Figure scripts:
(begin)

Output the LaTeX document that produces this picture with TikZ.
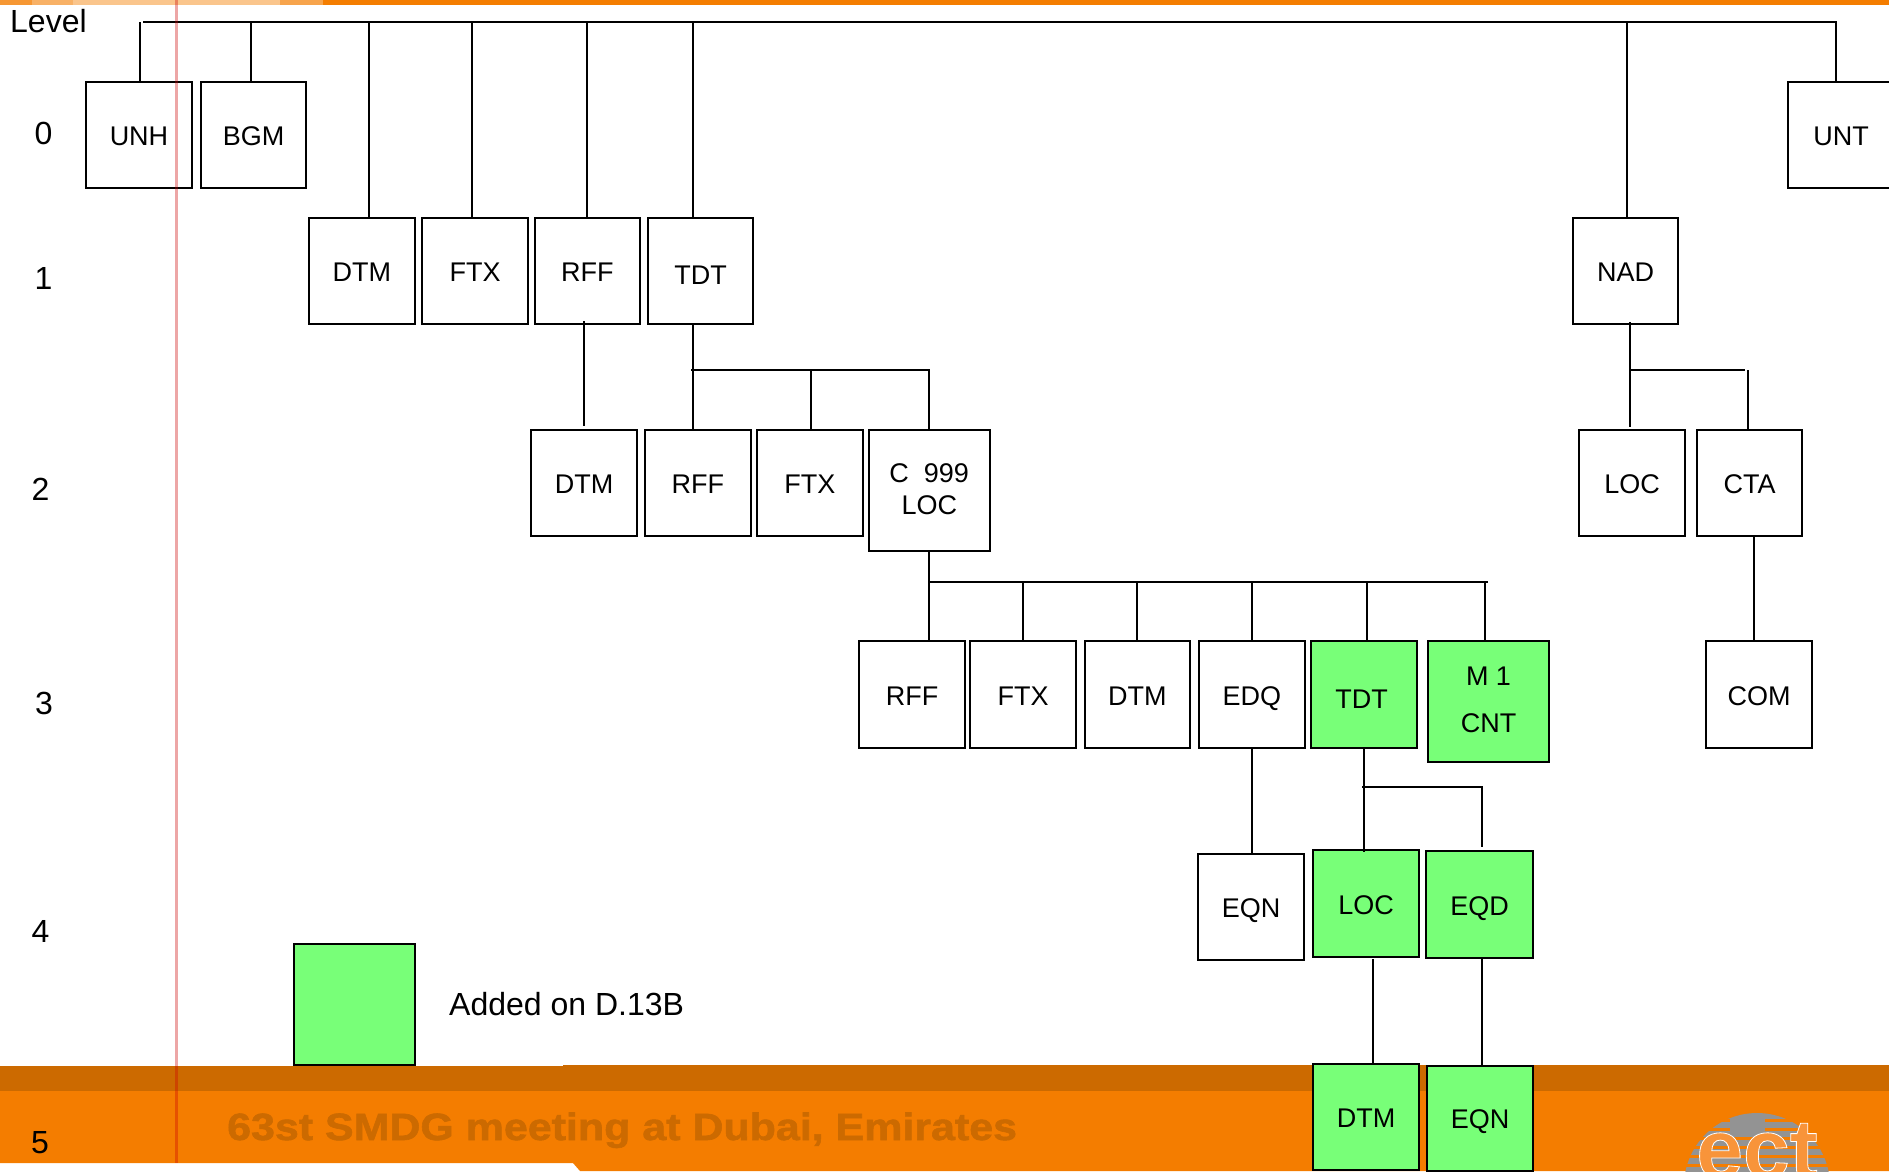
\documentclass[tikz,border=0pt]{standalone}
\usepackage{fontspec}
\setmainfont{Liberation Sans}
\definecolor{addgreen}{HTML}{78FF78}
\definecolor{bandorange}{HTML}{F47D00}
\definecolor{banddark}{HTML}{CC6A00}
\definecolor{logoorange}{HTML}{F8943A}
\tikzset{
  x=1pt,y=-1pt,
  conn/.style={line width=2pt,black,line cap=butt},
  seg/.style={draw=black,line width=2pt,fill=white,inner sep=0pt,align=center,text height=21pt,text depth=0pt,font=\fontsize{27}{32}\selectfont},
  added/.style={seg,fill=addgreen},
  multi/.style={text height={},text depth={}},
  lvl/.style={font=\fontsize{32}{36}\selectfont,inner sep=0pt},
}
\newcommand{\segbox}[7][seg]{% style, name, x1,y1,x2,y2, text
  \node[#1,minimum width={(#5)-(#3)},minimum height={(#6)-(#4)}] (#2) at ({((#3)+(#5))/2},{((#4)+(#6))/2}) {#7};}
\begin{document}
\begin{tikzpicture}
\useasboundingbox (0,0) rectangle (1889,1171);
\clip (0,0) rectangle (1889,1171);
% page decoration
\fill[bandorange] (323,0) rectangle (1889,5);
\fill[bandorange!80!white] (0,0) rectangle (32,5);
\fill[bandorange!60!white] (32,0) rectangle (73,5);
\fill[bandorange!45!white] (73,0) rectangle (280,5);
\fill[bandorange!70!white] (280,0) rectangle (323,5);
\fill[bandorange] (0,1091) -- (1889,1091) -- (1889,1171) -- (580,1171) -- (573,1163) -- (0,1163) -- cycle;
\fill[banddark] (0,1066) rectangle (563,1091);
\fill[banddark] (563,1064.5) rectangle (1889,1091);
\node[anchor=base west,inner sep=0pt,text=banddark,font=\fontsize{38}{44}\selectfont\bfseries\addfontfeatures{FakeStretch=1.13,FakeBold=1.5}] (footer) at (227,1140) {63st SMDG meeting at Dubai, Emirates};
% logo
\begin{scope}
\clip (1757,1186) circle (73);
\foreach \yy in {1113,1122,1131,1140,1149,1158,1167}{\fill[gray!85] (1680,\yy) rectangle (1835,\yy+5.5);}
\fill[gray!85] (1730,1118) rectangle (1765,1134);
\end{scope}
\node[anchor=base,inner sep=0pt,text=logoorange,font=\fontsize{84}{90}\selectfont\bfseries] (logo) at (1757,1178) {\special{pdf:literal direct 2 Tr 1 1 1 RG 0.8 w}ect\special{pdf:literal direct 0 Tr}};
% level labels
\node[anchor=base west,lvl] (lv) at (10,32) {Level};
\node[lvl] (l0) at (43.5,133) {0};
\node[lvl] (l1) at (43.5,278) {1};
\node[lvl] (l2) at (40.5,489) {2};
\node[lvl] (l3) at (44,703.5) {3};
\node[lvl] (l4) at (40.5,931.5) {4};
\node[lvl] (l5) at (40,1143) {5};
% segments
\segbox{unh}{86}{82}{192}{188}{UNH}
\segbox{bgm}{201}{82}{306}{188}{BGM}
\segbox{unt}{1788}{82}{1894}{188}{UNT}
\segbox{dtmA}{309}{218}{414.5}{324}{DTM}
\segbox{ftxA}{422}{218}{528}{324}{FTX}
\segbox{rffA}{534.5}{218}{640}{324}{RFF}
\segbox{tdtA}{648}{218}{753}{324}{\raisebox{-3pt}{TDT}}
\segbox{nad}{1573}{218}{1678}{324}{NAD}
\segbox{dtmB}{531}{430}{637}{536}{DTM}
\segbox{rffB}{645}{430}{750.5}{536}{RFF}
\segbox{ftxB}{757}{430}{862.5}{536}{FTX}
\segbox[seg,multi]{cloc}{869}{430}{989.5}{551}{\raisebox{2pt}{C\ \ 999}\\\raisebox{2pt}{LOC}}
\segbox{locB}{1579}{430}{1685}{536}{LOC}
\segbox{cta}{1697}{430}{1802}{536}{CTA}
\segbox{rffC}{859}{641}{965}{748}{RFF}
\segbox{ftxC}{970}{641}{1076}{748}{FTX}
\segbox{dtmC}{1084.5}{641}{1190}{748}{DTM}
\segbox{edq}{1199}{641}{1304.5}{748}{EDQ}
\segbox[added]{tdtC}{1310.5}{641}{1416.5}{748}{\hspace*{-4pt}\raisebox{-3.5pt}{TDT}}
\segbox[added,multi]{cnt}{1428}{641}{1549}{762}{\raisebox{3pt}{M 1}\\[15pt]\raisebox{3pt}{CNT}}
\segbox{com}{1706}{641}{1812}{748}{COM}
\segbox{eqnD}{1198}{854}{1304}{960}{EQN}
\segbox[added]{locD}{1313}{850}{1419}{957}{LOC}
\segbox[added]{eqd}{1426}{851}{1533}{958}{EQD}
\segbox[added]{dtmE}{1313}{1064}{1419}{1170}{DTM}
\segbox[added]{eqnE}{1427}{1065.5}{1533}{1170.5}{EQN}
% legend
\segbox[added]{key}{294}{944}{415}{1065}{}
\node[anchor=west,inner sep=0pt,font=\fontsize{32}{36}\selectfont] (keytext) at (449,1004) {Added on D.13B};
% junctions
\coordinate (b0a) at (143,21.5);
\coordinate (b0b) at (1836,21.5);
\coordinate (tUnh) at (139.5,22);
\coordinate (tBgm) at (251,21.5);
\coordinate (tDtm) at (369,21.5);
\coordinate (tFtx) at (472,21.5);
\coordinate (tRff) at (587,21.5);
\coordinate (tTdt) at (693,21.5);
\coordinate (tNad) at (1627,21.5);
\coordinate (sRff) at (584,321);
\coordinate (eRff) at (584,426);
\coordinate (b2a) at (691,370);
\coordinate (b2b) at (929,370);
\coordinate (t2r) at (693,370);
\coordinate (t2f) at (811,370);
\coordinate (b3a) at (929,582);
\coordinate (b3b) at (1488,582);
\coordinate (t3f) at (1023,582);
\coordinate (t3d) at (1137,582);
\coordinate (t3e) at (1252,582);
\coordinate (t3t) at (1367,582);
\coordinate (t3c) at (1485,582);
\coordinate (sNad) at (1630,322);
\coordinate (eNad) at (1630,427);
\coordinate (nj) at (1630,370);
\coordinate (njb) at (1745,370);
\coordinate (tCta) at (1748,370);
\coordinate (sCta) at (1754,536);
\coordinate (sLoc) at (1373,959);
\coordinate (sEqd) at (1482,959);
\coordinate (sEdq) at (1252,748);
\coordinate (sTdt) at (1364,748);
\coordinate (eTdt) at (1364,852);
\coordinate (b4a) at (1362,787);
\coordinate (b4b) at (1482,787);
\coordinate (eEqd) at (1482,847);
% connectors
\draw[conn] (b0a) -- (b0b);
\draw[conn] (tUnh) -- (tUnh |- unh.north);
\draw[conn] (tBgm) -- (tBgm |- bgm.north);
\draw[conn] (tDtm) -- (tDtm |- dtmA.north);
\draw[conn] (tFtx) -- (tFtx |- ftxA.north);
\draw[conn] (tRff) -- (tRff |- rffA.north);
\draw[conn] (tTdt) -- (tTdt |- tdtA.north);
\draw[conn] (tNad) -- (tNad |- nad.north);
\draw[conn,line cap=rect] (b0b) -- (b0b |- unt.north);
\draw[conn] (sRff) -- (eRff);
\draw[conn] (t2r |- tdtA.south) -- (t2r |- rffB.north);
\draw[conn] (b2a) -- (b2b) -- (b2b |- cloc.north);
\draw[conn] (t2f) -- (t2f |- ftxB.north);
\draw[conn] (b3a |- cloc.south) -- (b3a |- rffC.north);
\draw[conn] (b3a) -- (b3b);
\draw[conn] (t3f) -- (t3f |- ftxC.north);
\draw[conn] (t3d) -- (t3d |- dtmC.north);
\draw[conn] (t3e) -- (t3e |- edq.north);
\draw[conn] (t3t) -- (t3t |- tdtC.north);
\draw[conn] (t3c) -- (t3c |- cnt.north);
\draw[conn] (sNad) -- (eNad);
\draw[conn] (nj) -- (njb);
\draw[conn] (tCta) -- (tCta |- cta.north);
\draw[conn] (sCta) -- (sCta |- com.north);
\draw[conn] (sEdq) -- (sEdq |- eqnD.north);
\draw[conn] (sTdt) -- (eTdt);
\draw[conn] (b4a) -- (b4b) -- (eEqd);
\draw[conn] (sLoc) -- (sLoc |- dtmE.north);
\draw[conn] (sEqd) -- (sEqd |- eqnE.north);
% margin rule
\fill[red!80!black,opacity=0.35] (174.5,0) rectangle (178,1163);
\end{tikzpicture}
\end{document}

(end)
(begin)

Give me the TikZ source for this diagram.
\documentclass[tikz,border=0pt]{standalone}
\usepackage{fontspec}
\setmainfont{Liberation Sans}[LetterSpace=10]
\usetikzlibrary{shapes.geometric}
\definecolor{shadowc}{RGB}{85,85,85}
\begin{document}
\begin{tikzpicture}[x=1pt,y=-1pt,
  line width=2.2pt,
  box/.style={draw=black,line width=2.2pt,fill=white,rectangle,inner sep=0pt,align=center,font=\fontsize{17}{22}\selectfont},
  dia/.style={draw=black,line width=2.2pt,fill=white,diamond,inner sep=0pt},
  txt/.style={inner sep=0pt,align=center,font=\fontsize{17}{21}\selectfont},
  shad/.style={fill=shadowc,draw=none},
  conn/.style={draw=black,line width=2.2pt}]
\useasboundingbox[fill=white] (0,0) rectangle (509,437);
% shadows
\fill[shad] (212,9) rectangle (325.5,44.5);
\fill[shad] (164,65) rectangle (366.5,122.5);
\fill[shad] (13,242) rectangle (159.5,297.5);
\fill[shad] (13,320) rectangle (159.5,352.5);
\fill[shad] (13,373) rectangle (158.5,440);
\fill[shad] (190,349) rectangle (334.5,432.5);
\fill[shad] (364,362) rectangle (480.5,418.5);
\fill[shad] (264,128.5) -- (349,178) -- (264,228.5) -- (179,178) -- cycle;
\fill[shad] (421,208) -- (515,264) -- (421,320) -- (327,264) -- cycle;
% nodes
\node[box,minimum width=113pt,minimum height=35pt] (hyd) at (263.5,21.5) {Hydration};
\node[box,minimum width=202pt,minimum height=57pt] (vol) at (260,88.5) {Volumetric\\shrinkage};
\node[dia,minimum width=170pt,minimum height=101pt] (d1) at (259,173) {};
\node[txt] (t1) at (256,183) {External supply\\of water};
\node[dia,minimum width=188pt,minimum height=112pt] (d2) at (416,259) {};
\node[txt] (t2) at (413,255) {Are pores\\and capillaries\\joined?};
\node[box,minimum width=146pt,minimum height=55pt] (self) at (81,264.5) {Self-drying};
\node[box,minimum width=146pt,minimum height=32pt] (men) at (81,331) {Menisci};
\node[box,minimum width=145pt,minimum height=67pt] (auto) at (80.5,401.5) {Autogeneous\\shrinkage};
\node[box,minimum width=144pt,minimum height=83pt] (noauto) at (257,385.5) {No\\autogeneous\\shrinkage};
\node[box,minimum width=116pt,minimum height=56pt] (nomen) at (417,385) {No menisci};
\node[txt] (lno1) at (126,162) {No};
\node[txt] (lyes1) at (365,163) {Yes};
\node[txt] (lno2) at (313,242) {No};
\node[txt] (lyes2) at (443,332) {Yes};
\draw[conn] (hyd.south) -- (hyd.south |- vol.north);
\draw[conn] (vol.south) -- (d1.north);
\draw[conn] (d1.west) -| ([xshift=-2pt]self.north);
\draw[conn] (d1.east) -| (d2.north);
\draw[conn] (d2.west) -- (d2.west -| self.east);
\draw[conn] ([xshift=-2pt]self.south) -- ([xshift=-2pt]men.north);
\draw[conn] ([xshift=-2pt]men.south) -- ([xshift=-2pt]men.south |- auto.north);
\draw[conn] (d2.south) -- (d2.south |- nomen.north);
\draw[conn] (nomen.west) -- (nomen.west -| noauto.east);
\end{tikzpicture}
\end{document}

(end)

- **Challenge**: Gather every line containing the word "this" and copy it.

- **Worked solution**:
Output the LaTeX document that produces this picture with TikZ.
Give me the TikZ source for this diagram.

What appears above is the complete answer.